Current Trends for National Bibliography through Analyzing the Status of Representative National Bibliographies (주요국 국가서지 현황조사를 통한 국가서지의 최신 경향 분석)

  • Lee, Mihwa;Lee, Ji-Won
    • Journal of the Korean BIBLIA Society for library and Information Science
    • /
    • v.32 no.1
    • /
    • pp.35-57
    • /
    • 2021
  • This paper is to grasp the current trends of national bibliographies through analyzing representative national bibliographies using literature review, analysis of national bibliographies' web pages and survey. First, in order to conform to the definition of a national bibliography as a record of a national publication, it attempts to include a variety of materials from print to electronic resources, but in reality it cannot contain all the materials, so there are exceptions. It is impossible to create a general selection guide for national bibliography coverage, and a plan that reflects the national characteristics and prepares a valid and comprehensive coverage based on analysis is needed. Second, cooperation with publishers and libraries is being made to efficiently generate national bibliography.

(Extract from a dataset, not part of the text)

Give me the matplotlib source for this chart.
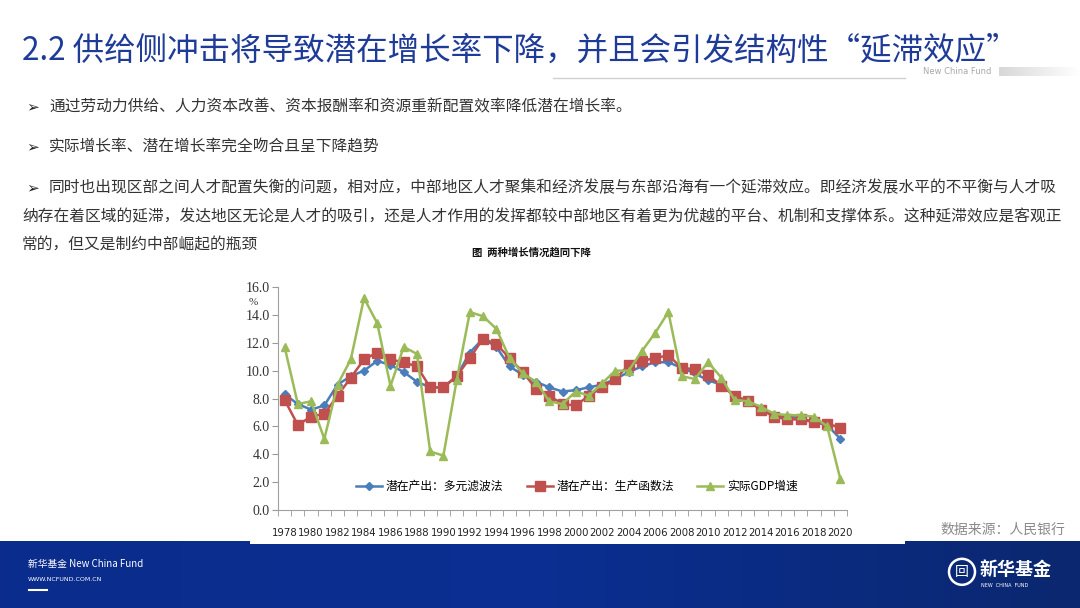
import matplotlib

matplotlib.use("Agg")
import matplotlib.pyplot as plt
import numpy as np
from matplotlib.colors import LinearSegmentedColormap
from matplotlib.patches import Rectangle, Ellipse

plt.rcParams["font.family"] = ["Noto Sans CJK SC", "DejaVu Sans"]

years = list(range(1978, 2021))
multi_filter = [8.3, 7.6, 7.2, 7.5, 9.0, 9.6, 10.0, 10.7, 10.4, 9.9, 9.2, 8.8, 8.8, 9.6, 11.3,
                12.3, 11.7, 10.3, 9.7, 9.2, 8.8, 8.5, 8.6, 8.8, 9.0, 9.4, 9.9, 10.3, 10.6, 10.6,
                10.2, 9.8, 9.3, 9.0, 8.2, 7.8, 7.3, 6.8, 6.7, 6.6, 6.3, 6.1, 5.1]
prod_func = [7.9, 6.1, 6.7, 6.9, 8.2, 9.5, 10.8, 11.3, 10.8, 10.6, 10.3, 8.8, 8.8, 9.6, 10.9,
             12.3, 11.9, 10.9, 9.9, 8.7, 8.2, 7.6, 7.5, 8.2, 8.8, 9.4, 10.4, 10.7, 10.9, 11.1,
             10.2, 10.1, 9.7, 8.9, 8.2, 7.8, 7.2, 6.7, 6.5, 6.5, 6.3, 6.2, 5.9]
real_gdp = [11.7, 7.6, 7.8, 5.1, 9.0, 10.8, 15.2, 13.4, 8.9, 11.7, 11.2, 4.2, 3.9, 9.3, 14.2,
            13.9, 13.0, 10.9, 9.8, 9.2, 7.8, 7.6, 8.5, 8.2, 9.1, 10.0, 10.0, 11.4, 12.7, 14.2,
            9.6, 9.4, 10.6, 9.5, 7.9, 7.8, 7.4, 6.9, 6.8, 6.8, 6.7, 6.0, 2.2]
series_names = ["潜在产出：多元滤波法", "潜在产出：生产函数法", "实际GDP增速"]
y_ticks = [0, 2, 4, 6, 8, 10, 12, 14, 16]

W, H = 1080, 608
fig = plt.figure(figsize=(W / 100, H / 100), dpi=100)
fig.patch.set_facecolor("white")


def fx(px):
    return px / W


def fy(py):
    return 1 - py / H


# ---- title block ----
title_blue = "#1f3b98"
fig.text(fx(22), fy(51), "2.2 供给侧冲击将导致潜在增长率下降，并且会引发结构性“延滞效应”",
         fontsize=22.7, color=title_blue, va="center", ha="left")
fig.add_artist(plt.Line2D([fx(553), fx(905)], [fy(78), fy(78)], color="#d0d0d0", lw=1))
fig.text(fx(923), fy(72), "New China Fund", fontsize=6, color="#a8a8a8", va="center",
         family=["DejaVu Sans"])
grad_ax = fig.add_axes([fx(999), fy(76), fx(81), 9 / H])
grad_ax.imshow(np.linspace(0, 1, 100)[None, :],
               cmap=LinearSegmentedColormap.from_list("bar", ["#d8d8d8", "#ffffff"]),
               aspect="auto", extent=(0, 1, 0, 1))
grad_ax.axis("off")

# ---- bullet text ----
txt_color = "#333333"
bullet_lines = [
    (107, True, "通过劳动力供给、人力资本改善、资本报酬率和资源重新配置效率降低潜在增长率。"),
    (147, True, "实际增长率、潜在增长率完全吻合且呈下降趋势"),
    (188, True, "同时也出现区部之间人才配置失衡的问题，相对应，中部地区人才聚集和经济发展与东部沿海有一个延滞效应。即经济发展水平的不平衡与人才吸"),
    (217, False, "纳存在着区域的延滞，发达地区无论是人才的吸引，还是人才作用的发挥都较中部地区有着更为优越的平台、机制和支撑体系。这种延滞效应是客观正"),
    (245, False, "常的，但又是制约中部崛起的瓶颈"),
]
for y, has_bullet, line in bullet_lines:
    if has_bullet:
        fig.text(fx(26), fy(y), "➢", fontsize=11, color="#222222", va="center",
                 family=["DejaVu Sans"])
        fig.text(fx(49), fy(y), line, fontsize=11.3, color=txt_color, va="center")
    else:
        fig.text(fx(22), fy(y), line, fontsize=11.3, color=txt_color, va="center")

fig.text(fx(531), fy(252), "图  两种增长情况趋同下降", fontsize=7.5, fontweight="bold",
         color="#111111", ha="center", va="center")

# ---- chart ----
ax = fig.add_axes([fx(278), fy(510), fx(847 - 278), (510 - 287) / H])
x = np.arange(len(years))
ax.plot(x, multi_filter, color="#4a7ebb", lw=1.8, marker="D", ms=4.5,
        label=series_names[0], zorder=3)
ax.plot(x, prod_func, color="#c0504d", lw=1.8, marker="s", ms=6.5,
        label=series_names[1], zorder=4)
ax.plot(x, real_gdp, color="#9bbb59", lw=1.8, marker="^", ms=6,
        label=series_names[2], zorder=5)

ax.set_xlim(-0.5, len(years) - 0.5)
ax.set_ylim(0, 16)
ax.set_yticks(y_ticks)
ax.set_yticklabels([f"{v:.1f}" for v in y_ticks], family=["Liberation Serif"],
                   fontsize=10, color="#333333")
ax.set_xticks(x[::2])
ax.set_xticklabels([str(v) for v in years[::2]], family=["Liberation Sans Narrow", "DejaVu Sans"],
                   fontsize=7.3, color="#222222")
ax.set_xticks(np.arange(-0.5, len(years)), minor=True)
ax.tick_params(axis="x", which="major", length=0, pad=13)
ax.tick_params(axis="x", which="minor", length=4, direction="out", color="#999999")
ax.tick_params(axis="y", length=4, direction="out", color="#999999", pad=2)
for s in ["top", "right"]:
    ax.spines[s].set_visible(False)
for s in ["left", "bottom"]:
    ax.spines[s].set_color("#a0a0a0")
ax.text(-0.035, 0.93, "%", transform=ax.transAxes, fontsize=8, ha="right", va="center",
        family=["Liberation Serif"], color="#333333")
ax.legend(loc="lower center", bbox_to_anchor=(0.525, 0.03), ncol=3, frameon=False,
          fontsize=8.5, handlelength=2.2, columnspacing=2.0, handletextpad=0.3)

fig.text(fx(940), fy(530), "数据来源：人民银行", fontsize=10, color="#8a8a8a", va="center")

# ---- footer band ----
foot_h = 67
foot_ax = fig.add_axes([0, 0, 1, foot_h / H])
grad = np.linspace(0, 1, 256)[None, :]
foot_ax.imshow(grad, cmap=LinearSegmentedColormap.from_list(
    "band", ["#0b2c8c", "#0a2f92", "#0a276f"]), aspect="auto", extent=(0, 1, 0, 1))
foot_ax.set_xlim(0, 1)
foot_ax.set_ylim(0, 1)
foot_ax.axis("off")
foot_ax.add_patch(Rectangle((250 / W, 0.955), (905 - 250) / W, 0.06, color="white", lw=0))
foot_ax.text(28 / W, 0.65, "新华基金 New China Fund", fontsize=7, color="white",
             style="italic", va="center")
foot_ax.text(28 / W, 0.42, "WWW.NCFUND.COM.CN", fontsize=4.5, color="white", va="center",
             family=["DejaVu Sans"])
foot_ax.plot([29 / W, 47 / W], [0.27, 0.27], color="white", lw=1.5)
foot_ax.add_patch(Ellipse((962 / W, 0.54), 26 / W, 26 / foot_h, fill=False,
                          ec="white", lw=1.8))
foot_ax.text(962 / W, 0.54, "回", fontsize=10, color="white", ha="center", va="center")
foot_ax.text(980 / W, 0.58, "新华基金", fontsize=13, color="white", fontweight="bold",
             va="center")
foot_ax.text(981 / W, 0.34, "NEW  CHINA  FUND", fontsize=3.5, color="white", va="center",
             family=["DejaVu Sans"])

fig.savefig("out.png", dpi=100)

For the efficiency of national bibliography generation, changes should be sought such as the standardization and consistency, the collection level metadata description for digital resources, and the creation of national bibliography using linked data. Third, national bibliography is published through the national bibliographic online search system, linked data search, MARC download using PDF, OAI-PMH, SRU, Z39.50, and mass download in RDF/XML format, and is integrated with the online public access catalog or also built separately. Above all, national bibliographies and online public access catalogs need to be built in a way of data reuse through an integrated library system. Fourth, as a differentiated function for national bibliography, various services such as user tagging and national bibliographic statistics are provided along with various browsing functions. In addition, services of analysis of national bibliographic big data, links to electronic publications, and mass download of linked data should be provided, and it is necessary to identify users' needs and provide open services that reflect them in order to develop differentiated services. Through the current trends and considerations of the national bibliographies analyzed in this study, it will be possible to explore changes in national and international national bibliography.